Interesting. When you say the neural network provides an evaluation for any position, what is that evaluation based on? is it similar to how Stockfish evaluates positions or something different?

Pawn_Checkmate

it's evaluation is based on the millions of games it played itself.  circa 20 million games

 

RubenHogenhout
mickynj schreef:
coldgoat wrote:

chess computers cheat because they have access to opening books and opening databases

 If you read the articles you will find that AlphaZero specifically used no opening books or tablebases

 You can see this just as there memory, because it is just a part of the program. Strong people players that can memories many opening and endgames also have extra information then weaker players that do not know them. So why for computers you can not also see it as that?

 

THE_GRANDPATZER

OK but then I'm a little confused about how it determines what works or not (as per my first comment). Is the quality of any single move in any given position simply based on the result of the 20 million games it's played against itself?

Godeka

@admkoz:
The games are not played completely random. They are played randomly from a specific position to the end. Assume to have K-Q vs K and move the queen on a field adjacent to the opponent’s king. Play randomly 800 games and you get a number of wins, losses and draws.

Repeat it, but this time move the king instead of the queen or move the queen on a field not adjacent to the opponents king. After playing 800 games randomly to the end, you should get more wins and draws than before, so the selected move must be better.

Searching a mate would mean, that you must use brute-force which only works in late endgame.

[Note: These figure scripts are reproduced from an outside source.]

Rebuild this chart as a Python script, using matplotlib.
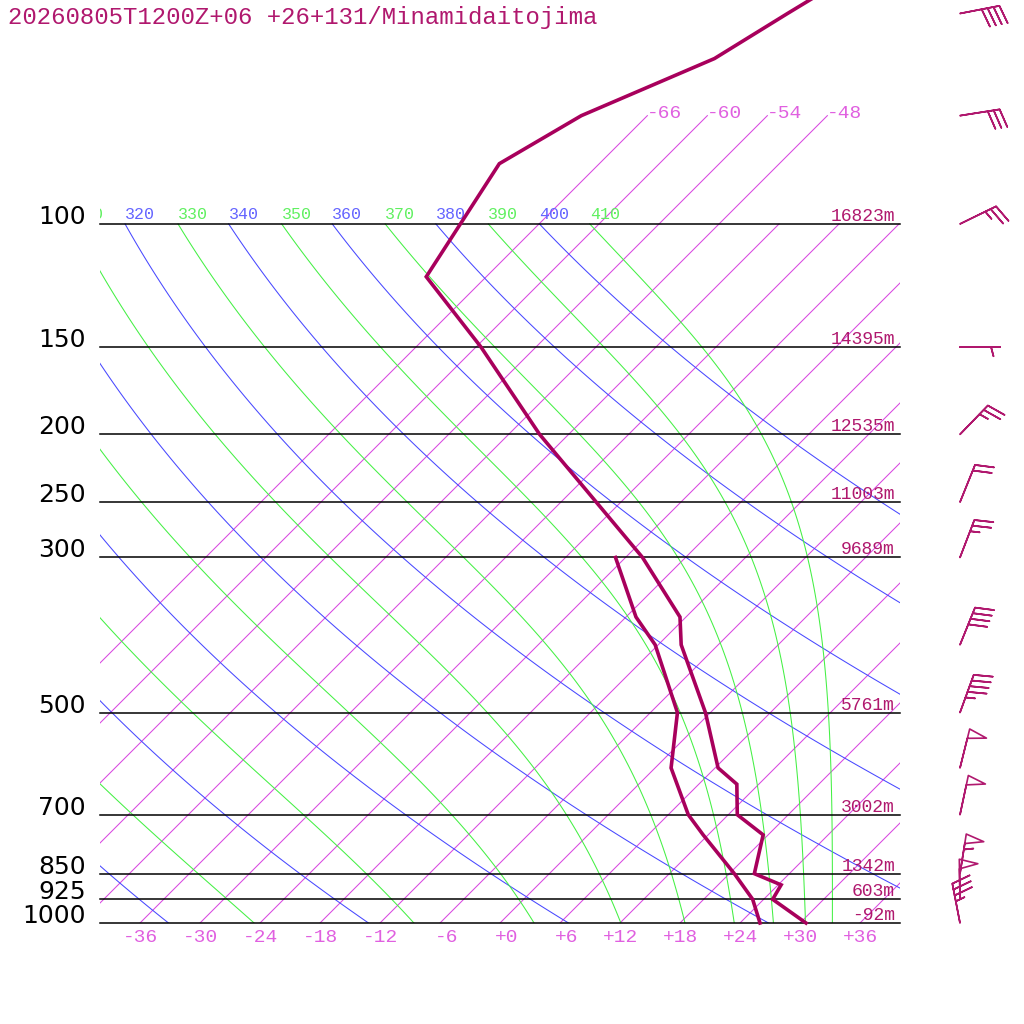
import numpy as np
import matplotlib
matplotlib.use('Agg')
import matplotlib.pyplot as plt
from matplotlib.transforms import offset_copy

# ---------------- data ----------------
title = "20260805T1200Z+06 +26+131/Minamidaitojima"

temp_p = [1000, 925, 882, 850, 748, 700, 633, 600, 500, 400, 365, 300, 200, 150, 119, 82, 70, 58, 50, 40]
temp_t = [30.6, 24.9, 24.3, 20.5, 17.5, 12.9, 9.8, 6.3, -0.5, -9.7, -12.6, -22.3, -44.9, -59.5, -72.0, -76.0, -72.6, -65.0, -62.2, -57.8]

dew_p = [1000, 925, 850, 748, 700, 600, 500, 400, 365, 300]
dew_t = [26.0, 22.9, 18.5, 11.5, 8.0, 1.6, -3.3, -12.3, -17.0, -25.0]

level_p = [100, 150, 200, 250, 300, 500, 700, 850, 925, 1000]
level_labels = ["100", "150", "200", "250", "300", "500", "700", "850", "925", "1000"]
height_m = [16823, 14395, 12535, 11003, 9689, 5761, 3002, 1342, 603, -92]

wind_p = [50, 70, 100, 150, 200, 250, 300, 400, 500, 600, 700, 850, 925, 1000]
wind_dir = [79, 81, 64, 90, 44, 22, 21, 22, 20, 14, 12, 9, 359, 349]
wind_spd = [40, 30, 25, 5, 25, 20, 25, 40, 45, 50, 50, 55, 50, 35]

isotherms = list(range(-66, 37, 6))
dry_thetas = list(range(240, 401, 20))
moist_thetaes = list(range(250, 411, 20))

# ---------------- geometry ----------------
PX_PER_LN = 303.6          # pixels per ln(p)
PX_PER_DEG = 10.0          # pixels per degree C
SKEW = PX_PER_LN / PX_PER_DEG
P_TOP = 1000.0 * np.exp(-923.0 / PX_PER_LN)
X_LEFT, X_RIGHT = -40.0, 40.0

def skx(t, p):
    return np.asarray(t, float) + SKEW * np.log(1000.0 / np.asarray(p, float))

C_PROF = '#a8005c'
C_TEXT = '#b0186e'
C_ISO = '#d848e0'
C_ISO_TXT = '#e060e0'
C_DRY = '#4848ff'
C_DRY_TXT = '#6464ff'
C_MOIST = '#44f044'
C_MOIST_TXT = '#60f060'
MONO = 'Liberation Mono'

fig = plt.figure(figsize=(10.24, 10.24), dpi=100)
ax = fig.add_axes([100 / 1024, 101 / 1024, 800 / 1024, 923 / 1024])
ax.set_yscale('log')
ax.set_ylim(1000, P_TOP)
ax.set_xlim(X_LEFT, X_RIGHT)
ax.axis('off')

def off(dx=0, dy=0):
    return offset_copy(ax.transData, fig=fig, x=dx, y=dy, units='dots')

# isotherms
for t in isotherms:
    ptop = 70 if t <= -48 else 100
    pp = np.array([1000.0, ptop])
    ax.plot(skx([t, t], pp), pp, color=C_ISO, lw=0.75, zorder=1)
    if ptop == 70:
        ax.text(skx(t, 70), 70, f"{t:+d}", color=C_ISO_TXT,
                fontsize=14, family=MONO, ha='left', va='baseline',
                transform=off(0, -2), clip_on=True)

def theta_label(x100, txt, color):
    # only labels that reach into the plotting area (partly clipped at left edge)
    if x100 + 3.0 > X_LEFT:
        ax.text(x100, 100, txt, color=color, fontsize=12, family=MONO,
                ha='left', va='baseline', transform=off(0, 5), clip_on=True)

# dry adiabats
pp = np.geomspace(1000, 100, 120)
for th in dry_thetas:
    tt = th * (pp / 1000.0) ** 0.2857 - 273.15
    ax.plot(skx(tt, pp), pp, color=C_DRY, lw=0.75, zorder=2)
    theta_label(float(skx(tt[-1], 100)), str(th), C_DRY_TXT)

# pseudo-adiabats (Bolton theta-e)
def theta_e_sat(tk, p):
    tc = tk - 273.15
    es = 6.112 * np.exp(17.67 * tc / (tc + 243.5))
    r = 622.0 * es / (p - es)
    return tk * (1000.0 / p) ** (0.2854 * (1 - 0.28e-3 * r)) * \
        np.exp((3.376 / tk - 0.00254) * r * (1 + 0.81e-3 * r))

for the in moist_thetaes:
    lo = np.full_like(pp, 150.0)
    hi = np.full_like(pp, 320.0)
    for _ in range(60):
        mid = 0.5 * (lo + hi)
        f = theta_e_sat(mid, pp) > the
        hi = np.where(f, mid, hi)
        lo = np.where(f, lo, mid)
    tt = 0.5 * (lo + hi) - 273.15
    ax.plot(skx(tt, pp), pp, color=C_MOIST, lw=0.75, zorder=2)
    theta_label(float(skx(tt[-1], 100)), str(the), C_MOIST_TXT)

# isobars and labels
for p, lab, h in zip(level_p, level_labels, height_m):
    ax.axhline(p, color='black', lw=1.1, zorder=3, clip_on=False)
    ax.text(-41.4, p, lab, fontsize=18, family='DejaVu Sans', color='black',
            ha='right', va='baseline', transform=off(0, 0), clip_on=False)
    ax.text(39.5, p, f"{h}m", fontsize=13, family=MONO, color=C_TEXT,
            ha='right', va='baseline', transform=off(0, 3), clip_on=True, zorder=4)

# bottom temperature labels (only isotherms that meet the 1000 hPa line)
for t in isotherms:
    if X_LEFT < t < X_RIGHT:
        ax.text(t, 1000, f"{t:+d}", fontsize=14, family=MONO, color=C_ISO_TXT,
                ha='right', va='top', transform=off(18, -6), clip_on=False)

# profiles
ax.plot(skx(temp_t, temp_p), temp_p, color=C_PROF, lw=2.6, zorder=5,
        solid_joinstyle='miter', clip_on=False)
ax.plot(skx(dew_t, dew_p), dew_p, color=C_PROF, lw=2.6, zorder=5,
        solid_joinstyle='miter', clip_on=False)

# wind barbs
wd = np.deg2rad(wind_dir)
ws = np.array(wind_spd, float)
u = -ws * np.sin(wd)
v = -ws * np.cos(wd)
ax.barbs(np.full(len(wind_p), 46.0), wind_p, u, v, length=7.6,
         barbcolor=C_TEXT, flagcolor='none', linewidth=1.2, clip_on=False,
         sizes=dict(spacing=0.15, height=0.46, width=0.24, emptybarb=0.1), zorder=6)

fig.text(8 / 1024, 1 - 24 / 1024, title, fontsize=17.3, family=MONO,
         color=C_TEXT, ha='left', va='baseline')

fig.savefig('out.png', dpi=100)
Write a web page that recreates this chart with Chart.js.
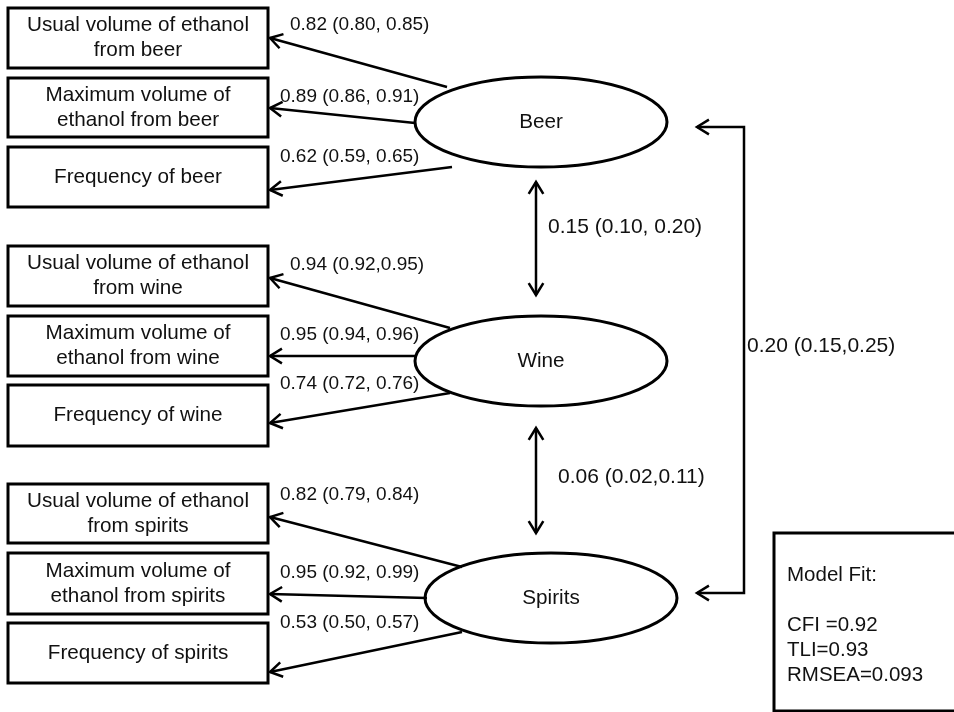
<!DOCTYPE html>
<html>
<head>
<meta charset="utf-8">
<script src="https://cdn.jsdelivr.net/npm/chart.js@4"></script>
<style>
  html, body { margin: 0; padding: 0; background: #fff; }
  #wrap { width: 954px; height: 712px; }
</style>
</head>
<body>
<div id="wrap"><canvas id="diagram"></canvas></div>
<script>
// Werte aus dem Modell
const factors = ['Beer', 'Wine', 'Spirits'];
const indicators = [
    'Usual volume of ethanol\nfrom beer', 'Maximum volume of\nethanol from beer', 'Frequency of beer',
    'Usual volume of ethanol\nfrom wine', 'Maximum volume of\nethanol from wine', 'Frequency of wine',
    'Usual volume of ethanol\nfrom spirits', 'Maximum volume of\nethanol from spirits', 'Frequency of spirits'
];
const indicatorFactor = [0, 0, 0, 1, 1, 1, 2, 2, 2];
const loadings    = [0.82, 0.89, 0.62, 0.94, 0.95, 0.74, 0.82, 0.95, 0.53];
const loadingLow  = [0.80, 0.86, 0.59, 0.92, 0.94, 0.72, 0.79, 0.92, 0.50];
const loadingHigh = [0.85, 0.91, 0.65, 0.95, 0.96, 0.76, 0.84, 0.99, 0.57];
const loadingTight = [false, false, false, true, false, false, false, false, false];

const corrPairs = [[0, 1], [1, 2], [0, 2]];
const corrValues = [0.15, 0.06, 0.20];
const corrLow    = [0.10, 0.02, 0.15];
const corrHigh   = [0.20, 0.11, 0.25];
const corrTight  = [false, true, true];

const fitTitle = 'Model Fit:';
const fitLabels = ['CFI =', 'TLI=', 'RMSEA='];
const fitValues = ['0.92', '0.93', '0.093'];

// Layout (Koordinaten im Diagrammraum)
const boxX = [8, 268];
const boxTop = [8, 78, 147, 246, 316, 385, 484, 553, 623];
const boxBottom = [68, 137, 207, 306, 376, 446, 543, 614, 683];
const ellCenter = [[541, 122], [541, 361], [551, 598]];
const ellR = [126, 45];
const arrowFrom = [[447, 87], [415, 123], [452, 167], [450, 328], [417, 356], [450, 393], [462, 567], [427, 598], [462, 632]];
const arrowTo = [[270, 38], [270, 108], [270, 190], [270, 278], [270, 356], [270, 423], [270, 517], [270, 594], [270, 672]];
const loadLabelPos = [[290, 25], [280, 97], [280, 157], [290, 265], [280, 335], [280, 384], [280, 495], [280, 573], [280, 623]];
const corrLine = [[536, 182, 295], [536, 428, 533]];
const corrLabelPos = [[548, 227], [558, 477], [747, 346]];
const sideLine = { x: 744, x0: 697, y1: 127, y2: 593 };
const fitBox = { x: 774, y: 533 };

function fmt(v, lo, hi, tight) {
    return v.toFixed(2) + ' (' + lo.toFixed(2) + (tight ? ',' : ', ') + hi.toFixed(2) + ')';
}

const FONT = '"Liberation Sans", Arial, sans-serif';

const diagramPlugin = {
    id: 'semDiagram',
    afterDraw(chart) {
        const ctx = chart.ctx;
        const sx = chart.scales.x, sy = chart.scales.y;
        const px = v => sx.getPixelForValue(v);
        const py = v => sy.getPixelForValue(v);

        function head(tx, ty, fx, fy) {
            const a = Math.atan2(ty - fy, tx - fx);
            const len = 14, spread = 0.55;
            ctx.beginPath();
            ctx.moveTo(px(tx) - len * Math.cos(a - spread), py(ty) - len * Math.sin(a - spread));
            ctx.lineTo(px(tx), py(ty));
            ctx.lineTo(px(tx) - len * Math.cos(a + spread), py(ty) - len * Math.sin(a + spread));
            ctx.stroke();
        }
        function arrow(fx, fy, tx, ty) {
            ctx.beginPath();
            ctx.moveTo(px(fx), py(fy));
            ctx.lineTo(px(tx), py(ty));
            ctx.stroke();
            head(tx, ty, fx, fy);
        }

        ctx.save();
        ctx.strokeStyle = '#000';
        ctx.fillStyle = '#111';
        ctx.lineCap = 'butt';
        ctx.lineJoin = 'miter';

        // Indikatoren
        ctx.lineWidth = 3;
        ctx.font = '20.7px ' + FONT;
        ctx.textAlign = 'center';
        ctx.textBaseline = 'middle';
        indicators.forEach((txt, i) => {
            const x0 = px(boxX[0]), x1 = px(boxX[1]);
            const y0 = py(boxTop[i]), y1 = py(boxBottom[i]);
            ctx.strokeRect(x0, y0, x1 - x0, y1 - y0);
            const lines = txt.split('\n');
            const cy = (y0 + y1) / 2;
            lines.forEach((ln, k) => {
                ctx.fillText(ln, (x0 + x1) / 2, cy + (k - (lines.length - 1) / 2) * 25);
            });
        });

        // Faktoren
        factors.forEach((f, i) => {
            ctx.beginPath();
            ctx.ellipse(px(ellCenter[i][0]), py(ellCenter[i][1]), ellR[0], ellR[1], 0, 0, Math.PI * 2);
            ctx.stroke();
            ctx.fillText(f, px(ellCenter[i][0]), py(ellCenter[i][1]));
        });

        // Ladungen
        ctx.lineWidth = 2.5;
        indicators.forEach((_, i) => {
            arrow(arrowFrom[i][0], arrowFrom[i][1], arrowTo[i][0], arrowTo[i][1]);
        });
        ctx.font = '19px ' + FONT;
        ctx.textAlign = 'left';
        loadings.forEach((v, i) => {
            ctx.fillText(fmt(v, loadingLow[i], loadingHigh[i], loadingTight[i]), px(loadLabelPos[i][0]), py(loadLabelPos[i][1]));
        });

        // Korrelationen
        corrLine.forEach(c => {
            ctx.beginPath();
            ctx.moveTo(px(c[0]), py(c[1]));
            ctx.lineTo(px(c[0]), py(c[2]));
            ctx.stroke();
            head(c[0], c[1], c[0], c[2]);
            head(c[0], c[2], c[0], c[1]);
        });
        ctx.beginPath();
        ctx.moveTo(px(sideLine.x0), py(sideLine.y1));
        ctx.lineTo(px(sideLine.x), py(sideLine.y1));
        ctx.lineTo(px(sideLine.x), py(sideLine.y2));
        ctx.lineTo(px(sideLine.x0), py(sideLine.y2));
        ctx.stroke();
        head(sideLine.x0, sideLine.y1, sideLine.x, sideLine.y1);
        head(sideLine.x0, sideLine.y2, sideLine.x, sideLine.y2);
        ctx.font = '21px ' + FONT;
        corrValues.forEach((v, i) => {
            ctx.fillText(fmt(v, corrLow[i], corrHigh[i], corrTight[i]), px(corrLabelPos[i][0]), py(corrLabelPos[i][1]));
        });

        // Modellguete
        ctx.lineWidth = 3;
        ctx.strokeRect(px(fitBox.x), py(fitBox.y), px(960) - px(fitBox.x), py(711) - py(fitBox.y));
        ctx.font = '20.5px ' + FONT;
        ctx.fillText(fitTitle, px(fitBox.x + 13), py(fitBox.y + 42));
        fitLabels.forEach((l, i) => {
            ctx.fillText(l + fitValues[i], px(fitBox.x + 13), py(fitBox.y + 92 + i * 25));
        });
        ctx.restore();
    }
};

new Chart(document.getElementById('diagram'), {
    type: 'scatter',
    data: {
        datasets: [{
            data: ellCenter.map(c => ({ x: c[0], y: c[1] })),
            pointRadius: 0
        }]
    },
    options: {
        responsive: true,
        maintainAspectRatio: false,
        animation: false,
        layout: { padding: 0 },
        plugins: { legend: { display: false }, tooltip: { enabled: false } },
        scales: {
            x: { type: 'linear', min: 0, max: 954, display: false },
            y: { type: 'linear', min: 0, max: 712, reverse: true, display: false }
        }
    },
    plugins: [diagramPlugin]
});
</script>
</body>
</html>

You would need rules to know when brute-force can be used, or you need rules to select moves, or to prune branches, and to evaluate positions. That doesn’t make sense for a NN that should learn without human input, and it is likely that human input weakens the network, even if it is possible that it learns faster in the beginning.

@Legeco:
It does the same mistake again and again, maybe for some 100.000 games. The weights of a NN are adjusted slowly. It is also possible that the NN learns that it is good to play knights to the edges or into corners, because it had success with it. It can take a long time until it recognises that there are better moves.